• **REQUIRED WORK**:
Output all the data exactly. Pictures do not belong in the copy.

━━━━━━━━━━

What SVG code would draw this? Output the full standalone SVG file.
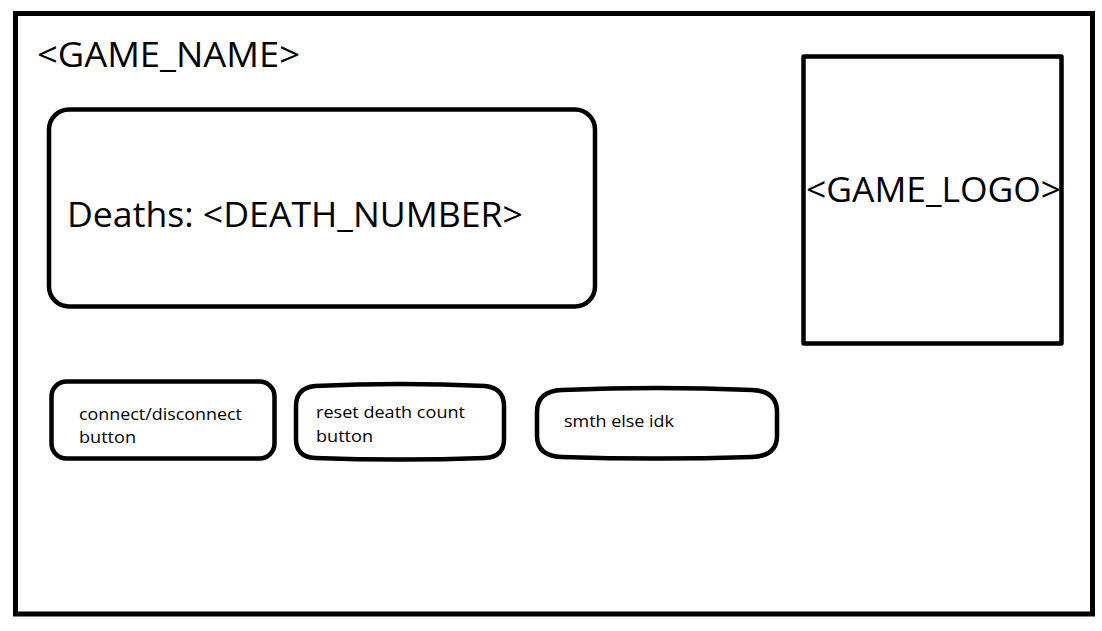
<svg xmlns="http://www.w3.org/2000/svg" width="1102" height="631" viewBox="0 0 1102 631">
<style>
.box{fill:none;stroke:#000;stroke-width:4.5;stroke-linejoin:round}
.t{font-family:"Open Sans","Noto Sans","Liberation Sans",sans-serif;fill:#000}
.big{font-size:34px}
.sm{font-size:16px}
</style>
<rect width="1102" height="631" fill="#fff"/>
<g id="frame">
<rect x="15.5" y="13.5" width="1077" height="600.5" fill="none" stroke="#000" stroke-width="5"/>
</g>
<g id="game-name">
<text class="t big" x="37" y="67" textLength="263" lengthAdjust="spacingAndGlyphs">&lt;GAME_NAME&gt;</text>
</g>
<g id="deaths">
<rect class="box" x="49" y="109.5" width="546" height="197" rx="20"/>
<text class="t big" x="67" y="227" textLength="456" lengthAdjust="spacingAndGlyphs">Deaths: &lt;DEATH_NUMBER&gt;</text>
</g>
<g id="logo">
<rect class="box" x="803.5" y="56.5" width="258" height="287" stroke-linejoin="miter"/>
<text class="t big" x="806" y="202" textLength="255" lengthAdjust="spacingAndGlyphs">&lt;GAME_LOGO&gt;</text>
</g>
<g id="btn-connect">
<rect class="box" x="51.5" y="381.5" width="223" height="77" rx="15"/>
<text class="t sm" x="79" y="420" textLength="163" lengthAdjust="spacingAndGlyphs">connect/disconnect</text>
<text class="t sm" x="79" y="443" textLength="57" lengthAdjust="spacingAndGlyphs">button</text>
</g>
<g id="btn-reset">
<path class="box" d="M315 386 Q400 382 485 386 Q504 388 504 406 L504 439 Q504 457 485 458 Q400 461 315 458 Q296 457 296 439 L296 406 Q296 388 315 386 Z"/>
<text class="t sm" x="316" y="418" textLength="149" lengthAdjust="spacingAndGlyphs">reset death count</text>
<text class="t sm" x="316" y="442" textLength="57" lengthAdjust="spacingAndGlyphs">button</text>
</g>
<g id="btn-other">
<path class="box" d="M562 390 Q657 386 752 390 Q777 391 777 412 L777 436 Q777 456 752 457 Q657 460 562 457 Q537 456 537 436 L537 412 Q537 391 562 390 Z"/>
<text class="t sm" x="564" y="427" textLength="110" lengthAdjust="spacingAndGlyphs">smth else idk</text>
</g>
</svg>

━━━━━━━━━━

• **OUTPUT FOR THIS TASK**:
What SVG code would draw this? Output the full standalone SVG file.
<svg xmlns="http://www.w3.org/2000/svg" width="1102" height="631" viewBox="0 0 1102 631">
<style>
.box{fill:none;stroke:#000;stroke-width:4.5;stroke-linejoin:round}
.t{font-family:"Open Sans","Noto Sans","Liberation Sans",sans-serif;fill:#000}
.big{font-size:34px}
.sm{font-size:16px}
</style>
<rect width="1102" height="631" fill="#fff"/>
<g id="frame">
<rect x="15.5" y="13.5" width="1077" height="600.5" fill="none" stroke="#000" stroke-width="5"/>
</g>
<g id="game-name">
<text class="t big" x="37" y="67" textLength="263" lengthAdjust="spacingAndGlyphs">&lt;GAME_NAME&gt;</text>
</g>
<g id="deaths">
<rect class="box" x="49" y="109.5" width="546" height="197" rx="20"/>
<text class="t big" x="67" y="227" textLength="456" lengthAdjust="spacingAndGlyphs">Deaths: &lt;DEATH_NUMBER&gt;</text>
</g>
<g id="logo">
<rect class="box" x="803.5" y="56.5" width="258" height="287" stroke-linejoin="miter"/>
<text class="t big" x="806" y="202" textLength="255" lengthAdjust="spacingAndGlyphs">&lt;GAME_LOGO&gt;</text>
</g>
<g id="btn-connect">
<rect class="box" x="51.5" y="381.5" width="223" height="77" rx="15"/>
<text class="t sm" x="79" y="420" textLength="163" lengthAdjust="spacingAndGlyphs">connect/disconnect</text>
<text class="t sm" x="79" y="443" textLength="57" lengthAdjust="spacingAndGlyphs">button</text>
</g>
<g id="btn-reset">
<path class="box" d="M315 386 Q400 382 485 386 Q504 388 504 406 L504 439 Q504 457 485 458 Q400 461 315 458 Q296 457 296 439 L296 406 Q296 388 315 386 Z"/>
<text class="t sm" x="316" y="418" textLength="149" lengthAdjust="spacingAndGlyphs">reset death count</text>
<text class="t sm" x="316" y="442" textLength="57" lengthAdjust="spacingAndGlyphs">button</text>
</g>
<g id="btn-other">
<path class="box" d="M562 390 Q657 386 752 390 Q777 391 777 412 L777 436 Q777 456 752 457 Q657 460 562 457 Q537 456 537 436 L537 412 Q537 391 562 390 Z"/>
<text class="t sm" x="564" y="427" textLength="110" lengthAdjust="spacingAndGlyphs">smth else idk</text>
</g>
</svg>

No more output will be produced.